Plusieurs pasteurs et missionnaires doivent à Charles Béguin, pour une bonne part, l’origine ou l’affermissement de leur vocation. «Vous m’avez appris que le renouveau de l’Eglise dépend du fait que des chrétiens restent jeunes et capables d’étonnement bien après leurs soixante ans passés»5, témoigne le pasteur Werner lorsque Béguin prend sa retraite. «Je ne connais dans nos milieux religieux aucun orateur qui eût un tel pouvoir de persuasion et d’entraînement», lit-on dans l’hommage que lui rend un unioniste à son décès. «Aucune encyclopédie ne gardera son nom, mais qu’importe, son œuvre est plus durable dans son anonymat que des milliers d’autres qui tombent en poussière», prophétise Paul Weber6. Bien vu! Le Dictionnaire historique de la Suisse fait totalement l’impasse sur cet éveilleur d’âmes qui a si fortement marqué la jeunesse et la presse réformée de Suisse romande dans la première moitié du siècle passé, mais les camps de vacances de Vaumarcus sont aujourd’hui bien vivants, avec notamment le Camp Junior et le Camp «Ouverture et Partage», destiné aux aînés. L’œuvre de Charles Béguin, portée par la Fondation Le Camp, que contrôlent les Unions chrétiennes romandes, continue de rayonner.

Notes:

1 Marc DuPasquier, Le Camp de Vaumarcus, V. Attinger, 1934; Paul Weber, Vaumarcus, 1915-1965, Bevaix, 1965; Ph. Roulet, «Vaumarcus a 50 ans», Les Cahiers protestants (CP), 1965 No B [sic]; Georges Verron, «Camp de Vaumarcus: 75 ans de présence rayonnante», Le Gouvernail, Saint-Blaise, 1990, No 5.

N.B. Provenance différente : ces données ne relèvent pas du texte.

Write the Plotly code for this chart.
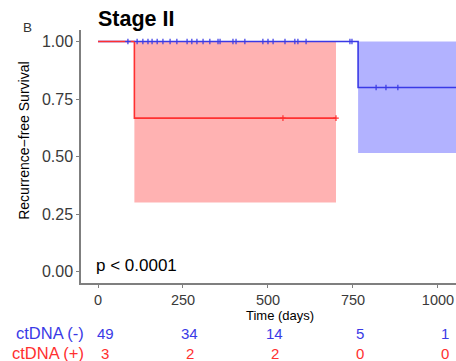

2 A. Werner, «Hommage à un vivant», Les Cahiers protestants, janvier-février 1954, pp. 15-24.

3 Lettre du 21 mai 1920 à Ed. Thurneysen (Briefwechsel I, p. 390), cité in: B. Reymond, Théologien ou prophète? Les francophones et Karl Barth avant 1945, L’Age d’Homme, 1985, pp. 20-21.

4 Ch. B. et K. Barth, «L’Eglise et la question politique d’aujourd’hui», CP, 1939, pp. 3 et 5; cf. aussi: Eric Werner, «Bastions», L’avant-blog (internet), 3 mars 2015.

5 A. Werner, «Un homme: Charles Béguin», Jeunesse, janvier 1954.

6 P. W., «† Charles Béguin», FA des Montagnes, 6 janvier 1954.